# WORK TO BE COMPLETED
Give an exact copy of every line, leaving images out.

▼

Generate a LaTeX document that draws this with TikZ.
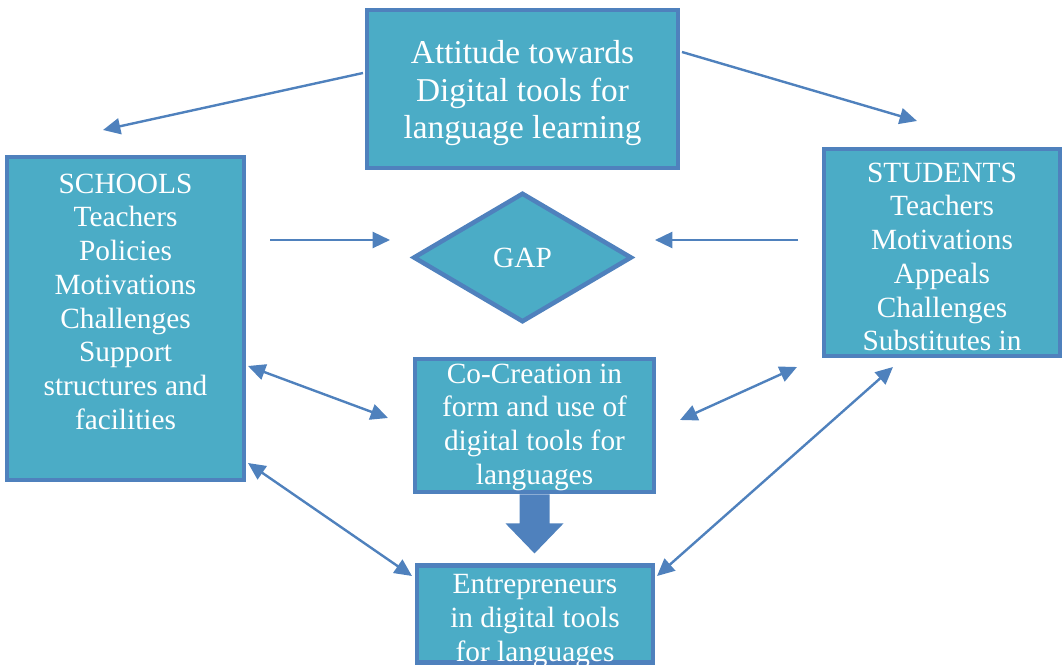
\documentclass[tikz,border=0pt]{standalone}
\usepackage{fontspec}
\setmainfont{Liberation Serif}
\usetikzlibrary{shapes.geometric,arrows.meta,positioning}

\definecolor{boxfill}{HTML}{4BACC6}
\definecolor{edgeblue}{HTML}{4F81BD}

\begin{document}
\begin{tikzpicture}[
              x=0.75pt, y=-0.75pt,
              box/.style={
                  draw=edgeblue,
                  fill=boxfill,
                  line width=3.4pt,
                  inner sep=0pt,
                  text=white,
                  align=center,
                  font=\fontsize{22}{25.3}\selectfont,
                },
              label/.style={
                  text=white,
                  align=center,
                  font=\fontsize{22}{25.3}\selectfont,
                },
              link/.style={
                  color=edgeblue,
                  line width=1.8pt,
                  -{Triangle[length=13pt,width=12pt]},
                },
              twoway/.style={
                  link,
                  {Triangle[length=13pt,width=12pt]}-{Triangle[length=13pt,width=12pt]},
                }
            ]
            \useasboundingbox (0,0) rectangle (1064,666);
            \node[box,minimum width=233pt,minimum height=118.5pt] (attitude) at (522.5,89) {};
            \node[label,anchor=north,font=\fontsize{25}{28.1}\selectfont] (attitudeText) at (522.5,36)
                  {Attitude towards\\Digital tools for\\language learning};
            \node[box,minimum width=178pt,minimum height=242pt] (schools) at (125.5,318.5) {};
            \node[label,anchor=north] (schoolsText) at (125.5,169)
                  {SCHOOLS\\Teachers\\Policies\\Motivations\\Challenges\\Support\\structures and\\facilities};
            \node[box,minimum width=177pt,minimum height=155pt] (students) at (942,252.5) {};
            \node[label,anchor=north] (studentsText) at (942,158)
                  {STUDENTS\\Teachers\\Motivations\\Appeals\\Challenges\\Substitutes in};
            \node[box,diamond,minimum width=164pt,minimum height=97pt] (gap) at (522.5,257.5) {GAP};
            \node[box,minimum width=179pt,minimum height=100pt] (cocreation) at (534.5,425.5) {};
            \node[label,anchor=north] (cocreationText) at (534.5,359)
                  {Co-Creation in\\form and use of\\digital tools for\\languages};
            \node[box,minimum width=177pt,minimum height=73pt] (entre) at (535,614) {};
            \node[label,anchor=north] (entreText) at (535,570)
                  {Entrepreneurs\\in digital tools\\for languages};
            % block arrow from co-creation down to entrepreneurs
            \fill[edgeblue] (cocreation.south) ++(-15,0) -- ++(0,29) -- ++(-14,0)
                  -- ++(29,30) -- ++(29,-30) -- ++(-14,0) -- ++(0,-29) -- cycle;
            % free ends of the thin arrows
            \coordinate (a1) at (363,73);  \coordinate (a2) at (103,130);
            \coordinate (b1) at (682,52);  \coordinate (b2) at (917,121);
            \coordinate (c1) at (270,240); \coordinate (c2) at (390,240);
            \coordinate (d1) at (798,240); \coordinate (d2) at (655,240);
            \coordinate (e1) at (248,366); \coordinate (e2) at (388,418);
            \coordinate (f1) at (680,420); \coordinate (f2) at (797,367);
            \coordinate (g1) at (248,463); \coordinate (g2) at (412,576);
            \coordinate (h1) at (657,576); \coordinate (h2) at (893,367);
            \path
            (a1) edge[link] (a2)
            (b1) edge[link] (b2)
            (c1) edge[link] (c2)
            (d1) edge[link] (d2)
            (e1) edge[twoway] (e2)
            (f1) edge[twoway] (f2)
            (g1) edge[twoway] (g2)
            (h1) edge[twoway] (h2)
            ;
          \end{tikzpicture}
\end{document}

▲

# WORKED SOLUTION
Generate a LaTeX document that draws this with TikZ.
\documentclass[tikz,border=0pt]{standalone}
\usepackage{fontspec}
\setmainfont{Liberation Serif}
\usetikzlibrary{shapes.geometric,arrows.meta,positioning}

\definecolor{boxfill}{HTML}{4BACC6}
\definecolor{edgeblue}{HTML}{4F81BD}

\begin{document}
\begin{tikzpicture}[
              x=0.75pt, y=-0.75pt,
              box/.style={
                  draw=edgeblue,
                  fill=boxfill,
                  line width=3.4pt,
                  inner sep=0pt,
                  text=white,
                  align=center,
                  font=\fontsize{22}{25.3}\selectfont,
                },
              label/.style={
                  text=white,
                  align=center,
                  font=\fontsize{22}{25.3}\selectfont,
                },
              link/.style={
                  color=edgeblue,
                  line width=1.8pt,
                  -{Triangle[length=13pt,width=12pt]},
                },
              twoway/.style={
                  link,
                  {Triangle[length=13pt,width=12pt]}-{Triangle[length=13pt,width=12pt]},
                }
            ]
            \useasboundingbox (0,0) rectangle (1064,666);
            \node[box,minimum width=233pt,minimum height=118.5pt] (attitude) at (522.5,89) {};
            \node[label,anchor=north,font=\fontsize{25}{28.1}\selectfont] (attitudeText) at (522.5,36)
                  {Attitude towards\\Digital tools for\\language learning};
            \node[box,minimum width=178pt,minimum height=242pt] (schools) at (125.5,318.5) {};
            \node[label,anchor=north] (schoolsText) at (125.5,169)
                  {SCHOOLS\\Teachers\\Policies\\Motivations\\Challenges\\Support\\structures and\\facilities};
            \node[box,minimum width=177pt,minimum height=155pt] (students) at (942,252.5) {};
            \node[label,anchor=north] (studentsText) at (942,158)
                  {STUDENTS\\Teachers\\Motivations\\Appeals\\Challenges\\Substitutes in};
            \node[box,diamond,minimum width=164pt,minimum height=97pt] (gap) at (522.5,257.5) {GAP};
            \node[box,minimum width=179pt,minimum height=100pt] (cocreation) at (534.5,425.5) {};
            \node[label,anchor=north] (cocreationText) at (534.5,359)
                  {Co-Creation in\\form and use of\\digital tools for\\languages};
            \node[box,minimum width=177pt,minimum height=73pt] (entre) at (535,614) {};
            \node[label,anchor=north] (entreText) at (535,570)
                  {Entrepreneurs\\in digital tools\\for languages};
            % block arrow from co-creation down to entrepreneurs
            \fill[edgeblue] (cocreation.south) ++(-15,0) -- ++(0,29) -- ++(-14,0)
                  -- ++(29,30) -- ++(29,-30) -- ++(-14,0) -- ++(0,-29) -- cycle;
            % free ends of the thin arrows
            \coordinate (a1) at (363,73);  \coordinate (a2) at (103,130);
            \coordinate (b1) at (682,52);  \coordinate (b2) at (917,121);
            \coordinate (c1) at (270,240); \coordinate (c2) at (390,240);
            \coordinate (d1) at (798,240); \coordinate (d2) at (655,240);
            \coordinate (e1) at (248,366); \coordinate (e2) at (388,418);
            \coordinate (f1) at (680,420); \coordinate (f2) at (797,367);
            \coordinate (g1) at (248,463); \coordinate (g2) at (412,576);
            \coordinate (h1) at (657,576); \coordinate (h2) at (893,367);
            \path
            (a1) edge[link] (a2)
            (b1) edge[link] (b2)
            (c1) edge[link] (c2)
            (d1) edge[link] (d2)
            (e1) edge[twoway] (e2)
            (f1) edge[twoway] (f2)
            (g1) edge[twoway] (g2)
            (h1) edge[twoway] (h2)
            ;
          \end{tikzpicture}
\end{document}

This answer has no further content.